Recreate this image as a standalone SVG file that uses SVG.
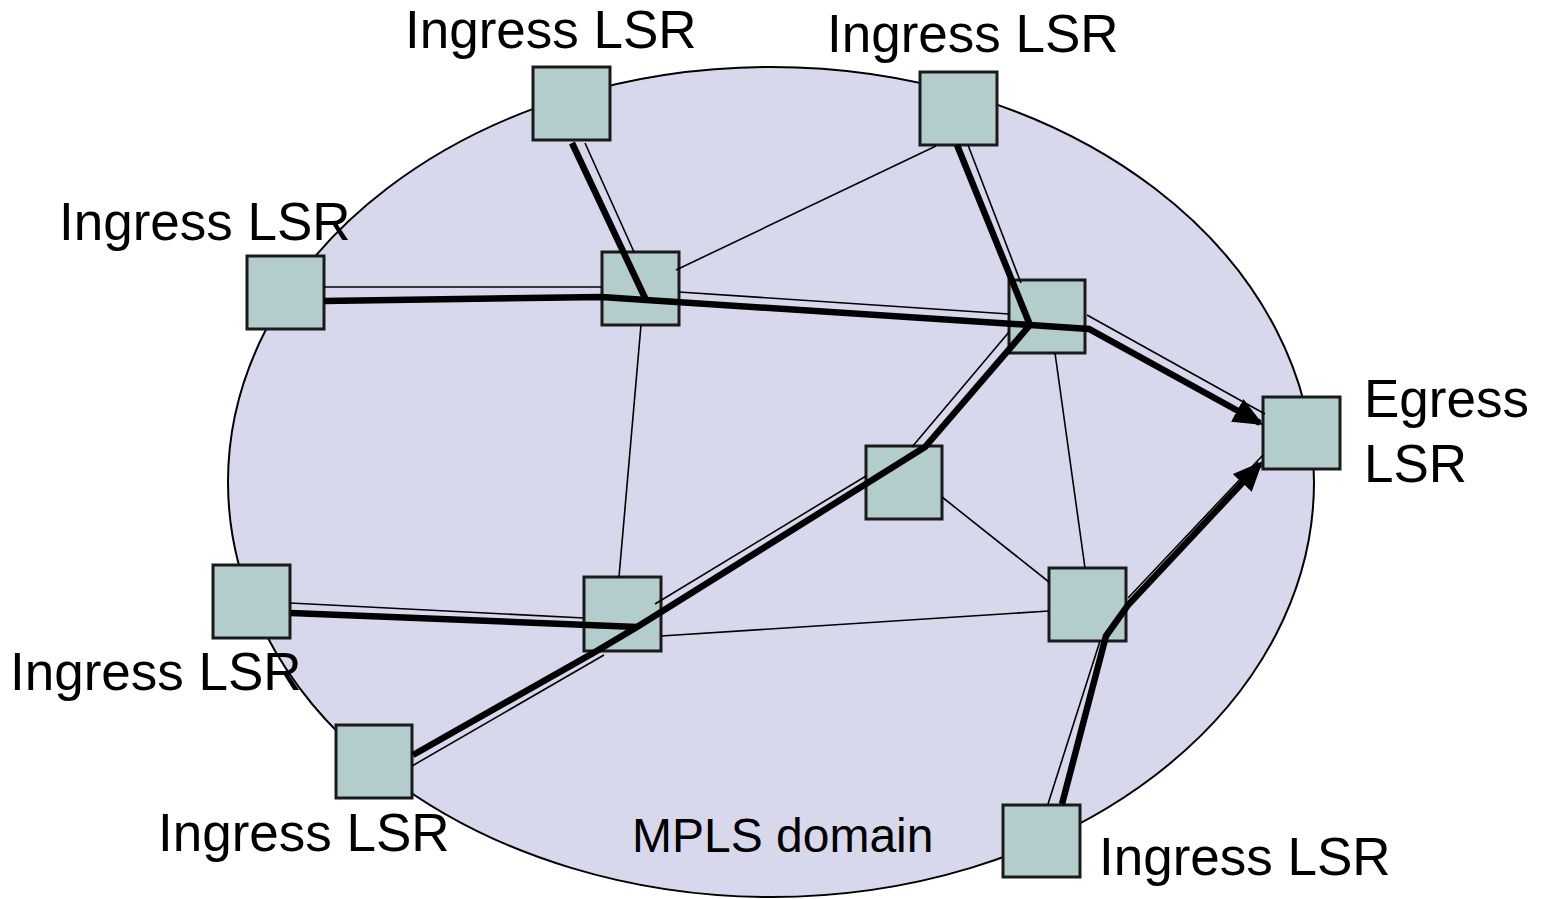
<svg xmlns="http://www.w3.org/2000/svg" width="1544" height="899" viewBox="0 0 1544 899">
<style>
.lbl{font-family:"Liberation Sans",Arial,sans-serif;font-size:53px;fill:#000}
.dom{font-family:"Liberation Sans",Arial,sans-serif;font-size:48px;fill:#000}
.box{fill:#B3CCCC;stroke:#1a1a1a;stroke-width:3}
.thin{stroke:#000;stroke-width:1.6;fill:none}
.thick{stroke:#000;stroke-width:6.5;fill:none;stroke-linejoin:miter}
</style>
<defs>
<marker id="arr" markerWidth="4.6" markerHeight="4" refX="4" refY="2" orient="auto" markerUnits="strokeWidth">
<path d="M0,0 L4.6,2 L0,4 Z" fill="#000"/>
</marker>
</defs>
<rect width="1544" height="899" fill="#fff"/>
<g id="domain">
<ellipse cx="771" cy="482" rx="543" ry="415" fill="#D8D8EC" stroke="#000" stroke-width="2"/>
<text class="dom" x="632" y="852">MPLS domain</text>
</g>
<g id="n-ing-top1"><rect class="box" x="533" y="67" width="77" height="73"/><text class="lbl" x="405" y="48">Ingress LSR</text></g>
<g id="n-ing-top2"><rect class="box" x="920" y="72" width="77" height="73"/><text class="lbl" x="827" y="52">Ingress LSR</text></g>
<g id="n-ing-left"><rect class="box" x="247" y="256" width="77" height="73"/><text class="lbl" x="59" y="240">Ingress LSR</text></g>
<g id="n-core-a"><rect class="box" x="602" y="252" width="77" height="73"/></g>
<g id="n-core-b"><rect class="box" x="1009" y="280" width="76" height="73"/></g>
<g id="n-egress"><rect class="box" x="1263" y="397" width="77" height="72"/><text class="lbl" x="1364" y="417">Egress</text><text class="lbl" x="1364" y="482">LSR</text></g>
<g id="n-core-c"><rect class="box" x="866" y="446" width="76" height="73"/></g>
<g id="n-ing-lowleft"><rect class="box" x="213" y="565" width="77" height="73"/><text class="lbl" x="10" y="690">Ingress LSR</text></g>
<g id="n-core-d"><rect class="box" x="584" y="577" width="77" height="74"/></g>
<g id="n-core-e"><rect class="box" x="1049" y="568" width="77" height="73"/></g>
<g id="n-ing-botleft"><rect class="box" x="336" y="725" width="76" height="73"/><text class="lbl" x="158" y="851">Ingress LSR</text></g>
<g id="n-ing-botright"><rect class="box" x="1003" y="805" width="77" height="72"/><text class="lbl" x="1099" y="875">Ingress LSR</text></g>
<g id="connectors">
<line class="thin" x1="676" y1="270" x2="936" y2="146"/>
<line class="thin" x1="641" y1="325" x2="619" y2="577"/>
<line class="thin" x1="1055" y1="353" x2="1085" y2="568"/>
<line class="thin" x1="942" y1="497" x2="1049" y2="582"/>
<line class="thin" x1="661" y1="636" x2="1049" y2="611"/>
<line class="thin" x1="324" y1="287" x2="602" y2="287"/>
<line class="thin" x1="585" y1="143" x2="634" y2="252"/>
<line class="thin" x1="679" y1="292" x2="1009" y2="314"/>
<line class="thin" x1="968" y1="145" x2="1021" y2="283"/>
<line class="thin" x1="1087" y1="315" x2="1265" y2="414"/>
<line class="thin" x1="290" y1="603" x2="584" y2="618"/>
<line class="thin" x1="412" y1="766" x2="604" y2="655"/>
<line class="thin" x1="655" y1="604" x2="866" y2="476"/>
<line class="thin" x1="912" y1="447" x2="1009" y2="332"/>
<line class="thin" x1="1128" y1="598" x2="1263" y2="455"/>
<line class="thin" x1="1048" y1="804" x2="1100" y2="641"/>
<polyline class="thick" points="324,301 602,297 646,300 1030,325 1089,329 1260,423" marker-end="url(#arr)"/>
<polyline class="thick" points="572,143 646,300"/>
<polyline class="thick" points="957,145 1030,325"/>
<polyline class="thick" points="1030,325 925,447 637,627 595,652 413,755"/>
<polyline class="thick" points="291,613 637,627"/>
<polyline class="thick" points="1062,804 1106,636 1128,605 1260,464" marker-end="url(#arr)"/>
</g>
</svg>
========
# Problem statement:
Quote the listing above in full, except for the pictures.

# In response:
Recreate this image as a standalone SVG file that uses SVG.
<svg xmlns="http://www.w3.org/2000/svg" width="1544" height="899" viewBox="0 0 1544 899">
<style>
.lbl{font-family:"Liberation Sans",Arial,sans-serif;font-size:53px;fill:#000}
.dom{font-family:"Liberation Sans",Arial,sans-serif;font-size:48px;fill:#000}
.box{fill:#B3CCCC;stroke:#1a1a1a;stroke-width:3}
.thin{stroke:#000;stroke-width:1.6;fill:none}
.thick{stroke:#000;stroke-width:6.5;fill:none;stroke-linejoin:miter}
</style>
<defs>
<marker id="arr" markerWidth="4.6" markerHeight="4" refX="4" refY="2" orient="auto" markerUnits="strokeWidth">
<path d="M0,0 L4.6,2 L0,4 Z" fill="#000"/>
</marker>
</defs>
<rect width="1544" height="899" fill="#fff"/>
<g id="domain">
<ellipse cx="771" cy="482" rx="543" ry="415" fill="#D8D8EC" stroke="#000" stroke-width="2"/>
<text class="dom" x="632" y="852">MPLS domain</text>
</g>
<g id="n-ing-top1"><rect class="box" x="533" y="67" width="77" height="73"/><text class="lbl" x="405" y="48">Ingress LSR</text></g>
<g id="n-ing-top2"><rect class="box" x="920" y="72" width="77" height="73"/><text class="lbl" x="827" y="52">Ingress LSR</text></g>
<g id="n-ing-left"><rect class="box" x="247" y="256" width="77" height="73"/><text class="lbl" x="59" y="240">Ingress LSR</text></g>
<g id="n-core-a"><rect class="box" x="602" y="252" width="77" height="73"/></g>
<g id="n-core-b"><rect class="box" x="1009" y="280" width="76" height="73"/></g>
<g id="n-egress"><rect class="box" x="1263" y="397" width="77" height="72"/><text class="lbl" x="1364" y="417">Egress</text><text class="lbl" x="1364" y="482">LSR</text></g>
<g id="n-core-c"><rect class="box" x="866" y="446" width="76" height="73"/></g>
<g id="n-ing-lowleft"><rect class="box" x="213" y="565" width="77" height="73"/><text class="lbl" x="10" y="690">Ingress LSR</text></g>
<g id="n-core-d"><rect class="box" x="584" y="577" width="77" height="74"/></g>
<g id="n-core-e"><rect class="box" x="1049" y="568" width="77" height="73"/></g>
<g id="n-ing-botleft"><rect class="box" x="336" y="725" width="76" height="73"/><text class="lbl" x="158" y="851">Ingress LSR</text></g>
<g id="n-ing-botright"><rect class="box" x="1003" y="805" width="77" height="72"/><text class="lbl" x="1099" y="875">Ingress LSR</text></g>
<g id="connectors">
<line class="thin" x1="676" y1="270" x2="936" y2="146"/>
<line class="thin" x1="641" y1="325" x2="619" y2="577"/>
<line class="thin" x1="1055" y1="353" x2="1085" y2="568"/>
<line class="thin" x1="942" y1="497" x2="1049" y2="582"/>
<line class="thin" x1="661" y1="636" x2="1049" y2="611"/>
<line class="thin" x1="324" y1="287" x2="602" y2="287"/>
<line class="thin" x1="585" y1="143" x2="634" y2="252"/>
<line class="thin" x1="679" y1="292" x2="1009" y2="314"/>
<line class="thin" x1="968" y1="145" x2="1021" y2="283"/>
<line class="thin" x1="1087" y1="315" x2="1265" y2="414"/>
<line class="thin" x1="290" y1="603" x2="584" y2="618"/>
<line class="thin" x1="412" y1="766" x2="604" y2="655"/>
<line class="thin" x1="655" y1="604" x2="866" y2="476"/>
<line class="thin" x1="912" y1="447" x2="1009" y2="332"/>
<line class="thin" x1="1128" y1="598" x2="1263" y2="455"/>
<line class="thin" x1="1048" y1="804" x2="1100" y2="641"/>
<polyline class="thick" points="324,301 602,297 646,300 1030,325 1089,329 1260,423" marker-end="url(#arr)"/>
<polyline class="thick" points="572,143 646,300"/>
<polyline class="thick" points="957,145 1030,325"/>
<polyline class="thick" points="1030,325 925,447 637,627 595,652 413,755"/>
<polyline class="thick" points="291,613 637,627"/>
<polyline class="thick" points="1062,804 1106,636 1128,605 1260,464" marker-end="url(#arr)"/>
</g>
</svg>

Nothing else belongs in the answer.